INFORMATION SUPPLIED:
%%
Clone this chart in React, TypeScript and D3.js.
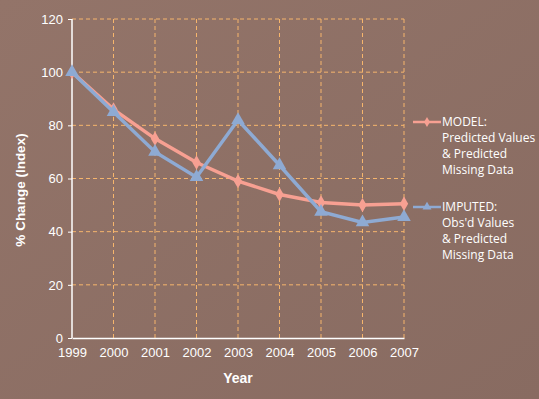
import React, { useEffect, useRef } from "react";
import * as d3 from "d3";

const years = ["1999", "2000", "2001", "2002", "2003", "2004", "2005", "2006", "2007"];
const modelValues = [100, 86, 75, 66, 59, 54, 51, 50, 50.5];
const imputedValues = [100, 85, 70, 60.5, 82, 65, 47.5, 43.5, 45.5];
const yTicks = [0, 20, 40, 60, 80, 100, 120];
const modelLegend = ["MODEL:", "Predicted Values", "& Predicted", "Missing Data"];
const imputedLegend = ["IMPUTED:", "Obs'd Values", "& Predicted", "Missing Data"];

export default function App() {
  const ref = useRef<SVGSVGElement>(null);

  useEffect(() => {
    const svg = d3.select(ref.current);
    svg.selectAll("*").remove();

    const width = 539,
      height = 399;
    const margin = { top: 19, right: 135, bottom: 61, left: 72 };
    const w = width - margin.left - margin.right;
    const h = height - margin.top - margin.bottom;

    const defs = svg.append("defs");
    const grad = defs
      .append("linearGradient")
      .attr("id", "bg")
      .attr("x1", "0")
      .attr("y1", "0")
      .attr("x2", "1")
      .attr("y2", "1");
    grad.append("stop").attr("offset", "0%").attr("stop-color", "#937469");
    grad.append("stop").attr("offset", "100%").attr("stop-color", "#886b61");

    svg.append("rect").attr("width", width).attr("height", height).attr("fill", "url(#bg)");

    const x = d3.scalePoint().domain(years).range([0, w]);
    const y = d3.scaleLinear().domain([0, 120]).range([h, 0]);

    const g = svg.append("g").attr("transform", `translate(${margin.left},${margin.top})`);

    // grid
    g.selectAll(".hgrid")
      .data(yTicks.filter(d => d > 0))
      .enter()
      .append("line")
      .attr("x1", 0)
      .attr("x2", w)
      .attr("y1", d => y(d))
      .attr("y2", d => y(d))
      .attr("stroke", "#f6b56c")
      .attr("stroke-dasharray", "4,3");
    g.selectAll(".vgrid")
      .data(years.slice(1))
      .enter()
      .append("line")
      .attr("x1", d => x(d)!)
      .attr("x2", d => x(d)!)
      .attr("y1", 0)
      .attr("y2", h)
      .attr("stroke", "#f6b56c")
      .attr("stroke-dasharray", "4,3");

    // axes
    const yAxis = g.append("g").call(d3.axisLeft(y).tickValues(yTicks).tickSize(4).tickPadding(5));
    yAxis.select(".domain").attr("stroke", "#fff").attr("stroke-width", 1.5).attr("d", `M0,${h}V0`);
    yAxis.selectAll(".tick line").attr("stroke", "#fff");
    yAxis
      .selectAll("text")
      .attr("fill", "#fff")
      .style("font-family", "Liberation Sans, Arial, sans-serif")
      .style("font-size", "13px");

    const xAxis = g
      .append("g")
      .attr("transform", `translate(0,${h})`)
      .call(d3.axisBottom(x).tickSize(0).tickPadding(10));
    xAxis.select(".domain").attr("stroke", "#fff").attr("stroke-width", 1.5);
    xAxis
      .selectAll("text")
      .attr("fill", "#fff")
      .style("font-family", "Liberation Sans, Arial, sans-serif")
      .style("font-size", "13px");

    // titles
    svg
      .append("text")
      .attr("x", margin.left + w / 2)
      .attr("y", 383)
      .attr("text-anchor", "middle")
      .attr("fill", "#fff")
      .style("font-family", "Liberation Sans, Arial, sans-serif")
      .style("font-weight", "bold")
      .style("font-size", "14px")
      .text("Year");
    svg
      .append("text")
      .attr("transform", `translate(25,190) rotate(-90)`)
      .attr("text-anchor", "middle")
      .attr("fill", "#fff")
      .style("font-family", "Liberation Sans, Arial, sans-serif")
      .style("font-weight", "bold")
      .style("font-size", "13.5px")
      .text("% Change (Index)");

    const line = d3
      .line<number>()
      .x((d, i) => x(years[i])!)
      .y(d => y(d));

    const modelColor = "#f7a092";
    const imputedColor = "#8eaad3";

    g.append("path")
      .datum(modelValues)
      .attr("d", line)
      .attr("fill", "none")
      .attr("stroke", modelColor)
      .attr("stroke-width", 3.5);
    g.selectAll(".mdot")
      .data(modelValues)
      .enter()
      .append("path")
      .attr("d", d3.symbol(d3.symbolDiamond, 60)())
      .attr("transform", (d, i) => `translate(${x(years[i])},${y(d)})`)
      .attr("fill", modelColor);

    g.append("path")
      .datum(imputedValues)
      .attr("d", line)
      .attr("fill", "none")
      .attr("stroke", imputedColor)
      .attr("stroke-width", 3.5);
    g.selectAll(".idot")
      .data(imputedValues)
      .enter()
      .append("path")
      .attr("d", d3.symbol(d3.symbolTriangle, 80)())
      .attr("transform", (d, i) => `translate(${x(years[i])},${y(d)})`)
      .attr("fill", imputedColor);

    // legend
    const legend = [
      { lines: modelLegend, color: modelColor, sym: d3.symbolDiamond, size: 30, y0: 122 },
      { lines: imputedLegend, color: imputedColor, sym: d3.symbolTriangle, size: 35, y0: 207 }
    ];
    legend.forEach(l => {
      const lg = svg.append("g");
      lg.append("line")
        .attr("x1", 413)
        .attr("x2", 441)
        .attr("y1", l.y0)
        .attr("y2", l.y0)
        .attr("stroke", l.color)
        .attr("stroke-width", 2.5);
      lg.append("path")
        .attr("d", d3.symbol(l.sym, l.size)())
        .attr("transform", `translate(427,${l.y0})`)
        .attr("fill", l.color);
      l.lines.forEach((t, i) => {
        lg.append("text")
          .attr("x", 442)
          .attr("y", l.y0 + 4 + i * 16)
          .attr("fill", "#fff")
          .style("font-family", "Open Sans, sans-serif")
          .style("font-size", "12px")
          .text(t);
      });
    });
  }, []);

  return (
    <svg
      ref={ref}
      width={539}
      height={399}
      style={{ position: "absolute", left: 0, top: 0, display: "block" }}
    />
  );
}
%%
GOAL OF THE EXERCISE: Only lines belong in the copy: transcribe those from the start of the data through the line that contains "import * as", and skip the pictures.

WORKED SOLUTION:
Clone this chart in React, TypeScript and D3.js.
import React, { useEffect, useRef } from "react";
import * as d3 from "d3";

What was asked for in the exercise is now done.